Through April 15, there have been 30 fires in vacant buildings in 2024. One of those fires occurred at a vacant apartment building in First Hill that required more than 100 firefighters for suppression operations, displaced residents in a neighboring building, and shut down a major arterial roadway for several weeks.

“While the city has taken steps to encourage adaptive reuse of vacant structures for new purposes, we cannot allow these unmaintained structures to put lives and property at risk from trespassers, arson, and other crimes,” Harrell said in a news release.

Property owners will be responsible for the costs to make the building or property safe. If property owners do not pay, the city will place a title lien on the property to cover abatement work costs, which can vary significantly depending on the size of the building, degree of damage, the presence of asbestos and other conditions.

Vacant buildings that do not meet city standards or are in the development process currently get placed in a vacant building monitoring program. If the city cleans up or closes a property on behalf of the property owner, they are billed for the costs. Fees for monitoring vacant buildings range from $271.85 to $542.60 per month, depending on condition.

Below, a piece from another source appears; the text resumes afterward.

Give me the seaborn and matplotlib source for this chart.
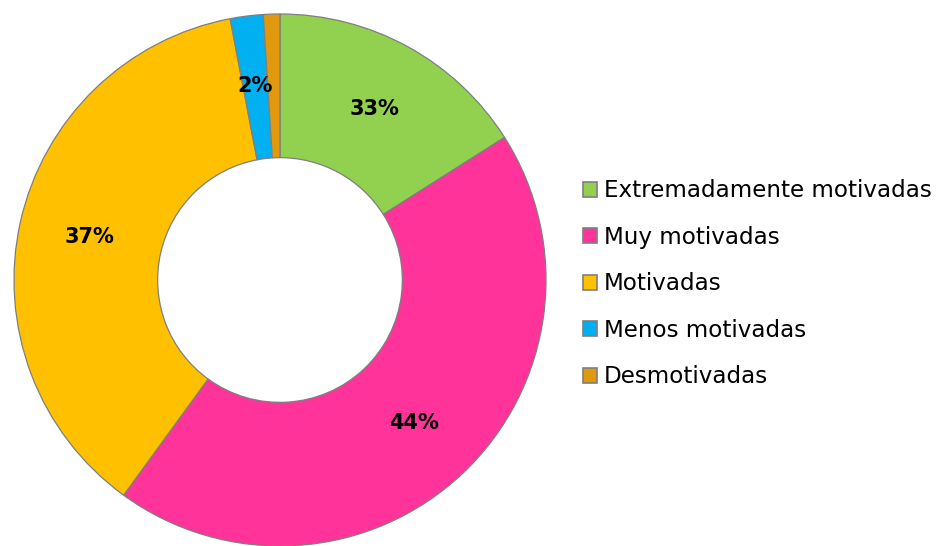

The Seattle Fire Department has identified more than 40 vacant buildings within the city that could be impacted by this emergency legislation. The department estimates that up to 10 properties may be addressed by this legislation each year.

“The inability to demolish these hazards has contributed to our permissive environment – a culture where the government stands by as the most predictable types of accidents or crime happen – it’s time for that to end,” Seattle City Councilmember Bob Kettle said.

Harrell’s legislation will be considered in the Seattle Public Safety Committee. If it passes through the committee, it will go to the full city council for a final vote.

The legislation includes an emergency clause so it would take effect immediately following passage by the city council and Harrell’s signature.